I don't know why there wouldn't be a rational reason to think logically; maybe I'm conflating the technical sense of "logically" with some other sense. To the extent that I even understand the question, I suspect that the "companions in guilt" problem might be of a piece with an argument from metaepistemology:
Whereas Boghossian’s wider objective in defending (a version of) metaepistemological realism was to press back against “postmodern” thinking in the academy, Terence Cuneo’s (2007) defense of metaepistemological realism also comes in the service of a further objective, in Cuneo’s case, a defense of metaethical realism. Cuneo’s master argument is as follows:
- If moral facts do not exist, then epistemic facts do not exist.
- Epistemic facts exist.
- So, moral facts exist.
- If moral facts exist, then moral realism is true.
- So, moral realism is true (Cuneo 2007: 6)
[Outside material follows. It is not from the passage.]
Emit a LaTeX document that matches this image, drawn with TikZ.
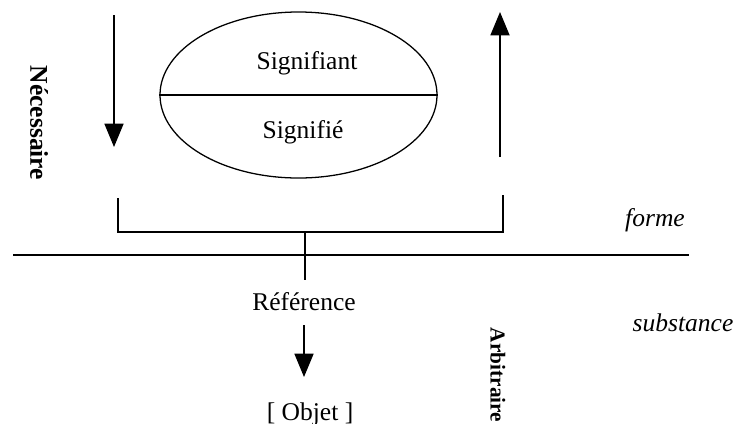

Because Premise (2) is his central focus, Cuneo’s case for metaethical realism largely boils down to a sustained defense of metaepistemological realism (see also here Cuneo & Shafer-Landau 2014). Also, like Boghossian, Cuneo’s case in favor of metaepistemological realism proceeds as a negative case against various forms of metaepistemological anti-realism, including especially error theory and expressivism...
Or maybe the normativity of logic is relevant (c.f. the question of semantic normativity).